Great with coffee or milk
1. Preheat oven to 350 degrees. Grease and flour a 10 to 12 cup bundt pan.
2. Place 2 cups of the brown sugar in a large mixing bowl and break it up to remove any lumps. Add the oil, pumpkin, and eggs. Whisk together until smooth. Sift the flour, baking soda, 2 teaspoons cinnamon, ginger, cardamon, and cloves over the pumpkin mixture. Add the chocolate chips and fold until the batter is evernly mixed and no streaks remain.
3. In a small bowl, combine the remaining 1/3 cup brown sugar and the remaining 1/4 teaspoon cinnamon with the walnuts. Rub together with your fingertips until well blended. Pour half of the pumpkin batter into the prepared Bundt pan. Sprinkle the walnut mixture over the top of the batter, trying to keep it in the center. Cover the remaining batter.

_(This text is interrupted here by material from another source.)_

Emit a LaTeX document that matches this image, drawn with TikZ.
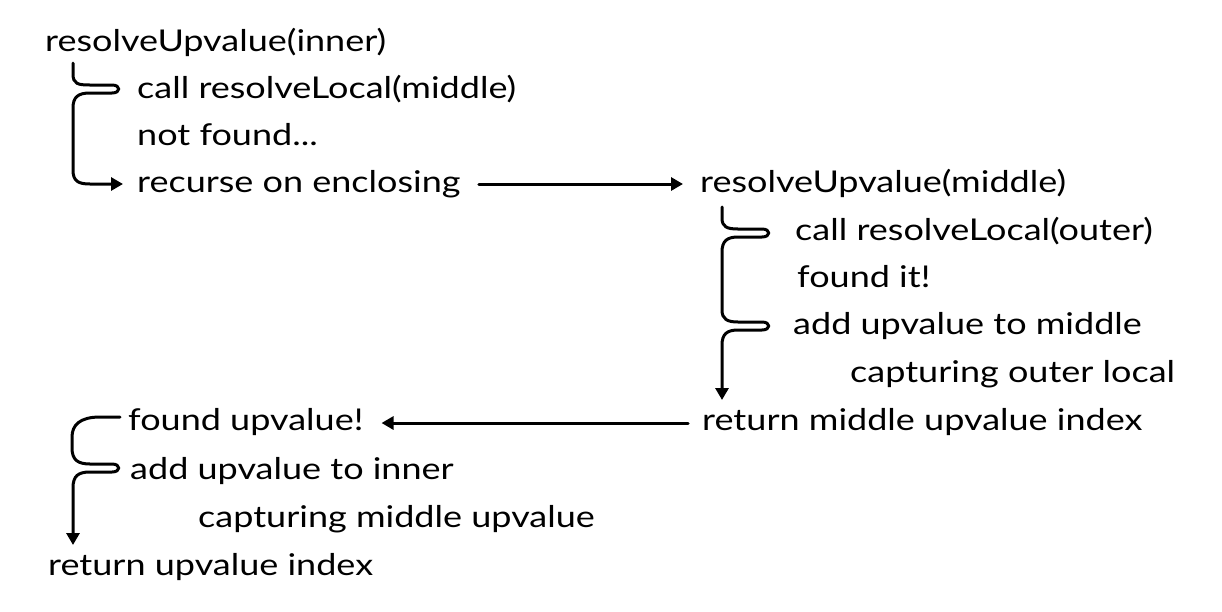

4. Bake for 60 to 70 minutes, until a toothpick inserted in the center comes out clean. Let the cake cool in the pan for about 10 minutes. Then turn out onto a rack to cool completely. Sprinkly confectioners' sugar, if desired.
View line-by-line Nutrition Insights™: Discover which ingredients contribute the calories/sodium/etc.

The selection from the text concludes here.